■ PROBLEM DESCRIPTION
Copy out the listing that follows, exact in every word, and skip the images.

■ AVAILABLE DATA
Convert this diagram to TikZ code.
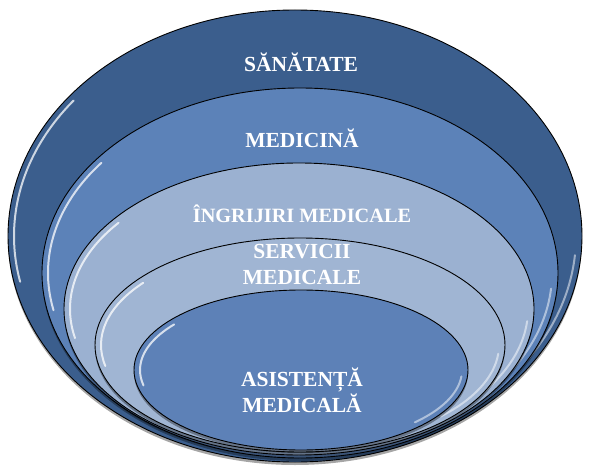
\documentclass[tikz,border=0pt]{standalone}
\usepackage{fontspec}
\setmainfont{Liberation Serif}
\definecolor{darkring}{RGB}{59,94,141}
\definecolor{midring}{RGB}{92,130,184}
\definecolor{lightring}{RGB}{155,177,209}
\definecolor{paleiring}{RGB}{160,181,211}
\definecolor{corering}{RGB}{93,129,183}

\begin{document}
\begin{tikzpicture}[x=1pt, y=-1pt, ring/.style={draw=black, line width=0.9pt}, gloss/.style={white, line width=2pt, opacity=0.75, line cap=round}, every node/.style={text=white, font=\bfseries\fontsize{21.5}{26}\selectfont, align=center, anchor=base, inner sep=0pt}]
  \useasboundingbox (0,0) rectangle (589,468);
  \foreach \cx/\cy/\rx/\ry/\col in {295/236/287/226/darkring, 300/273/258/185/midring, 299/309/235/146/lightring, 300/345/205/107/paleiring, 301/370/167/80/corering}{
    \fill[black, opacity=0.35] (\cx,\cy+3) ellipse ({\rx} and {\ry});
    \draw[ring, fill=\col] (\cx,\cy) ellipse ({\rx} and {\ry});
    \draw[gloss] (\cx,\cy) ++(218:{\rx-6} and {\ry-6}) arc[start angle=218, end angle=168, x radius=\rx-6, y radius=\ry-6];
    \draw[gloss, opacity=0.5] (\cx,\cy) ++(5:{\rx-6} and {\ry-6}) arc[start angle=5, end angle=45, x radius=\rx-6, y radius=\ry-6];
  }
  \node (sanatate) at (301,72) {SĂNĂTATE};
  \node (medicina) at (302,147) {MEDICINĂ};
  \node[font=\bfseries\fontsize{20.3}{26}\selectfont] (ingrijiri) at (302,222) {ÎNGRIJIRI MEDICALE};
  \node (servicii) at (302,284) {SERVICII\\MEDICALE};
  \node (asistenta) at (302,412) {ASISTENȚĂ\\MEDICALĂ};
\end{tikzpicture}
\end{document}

■ RESULT OF THIS TASK
Convert this diagram to TikZ code.
\documentclass[tikz,border=0pt]{standalone}
\usepackage{fontspec}
\setmainfont{Liberation Serif}
\definecolor{darkring}{RGB}{59,94,141}
\definecolor{midring}{RGB}{92,130,184}
\definecolor{lightring}{RGB}{155,177,209}
\definecolor{paleiring}{RGB}{160,181,211}
\definecolor{corering}{RGB}{93,129,183}

\begin{document}
\begin{tikzpicture}[x=1pt, y=-1pt, ring/.style={draw=black, line width=0.9pt}, gloss/.style={white, line width=2pt, opacity=0.75, line cap=round}, every node/.style={text=white, font=\bfseries\fontsize{21.5}{26}\selectfont, align=center, anchor=base, inner sep=0pt}]
  \useasboundingbox (0,0) rectangle (589,468);
  \foreach \cx/\cy/\rx/\ry/\col in {295/236/287/226/darkring, 300/273/258/185/midring, 299/309/235/146/lightring, 300/345/205/107/paleiring, 301/370/167/80/corering}{
    \fill[black, opacity=0.35] (\cx,\cy+3) ellipse ({\rx} and {\ry});
    \draw[ring, fill=\col] (\cx,\cy) ellipse ({\rx} and {\ry});
    \draw[gloss] (\cx,\cy) ++(218:{\rx-6} and {\ry-6}) arc[start angle=218, end angle=168, x radius=\rx-6, y radius=\ry-6];
    \draw[gloss, opacity=0.5] (\cx,\cy) ++(5:{\rx-6} and {\ry-6}) arc[start angle=5, end angle=45, x radius=\rx-6, y radius=\ry-6];
  }
  \node (sanatate) at (301,72) {SĂNĂTATE};
  \node (medicina) at (302,147) {MEDICINĂ};
  \node[font=\bfseries\fontsize{20.3}{26}\selectfont] (ingrijiri) at (302,222) {ÎNGRIJIRI MEDICALE};
  \node (servicii) at (302,284) {SERVICII\\MEDICALE};
  \node (asistenta) at (302,412) {ASISTENȚĂ\\MEDICALĂ};
\end{tikzpicture}
\end{document}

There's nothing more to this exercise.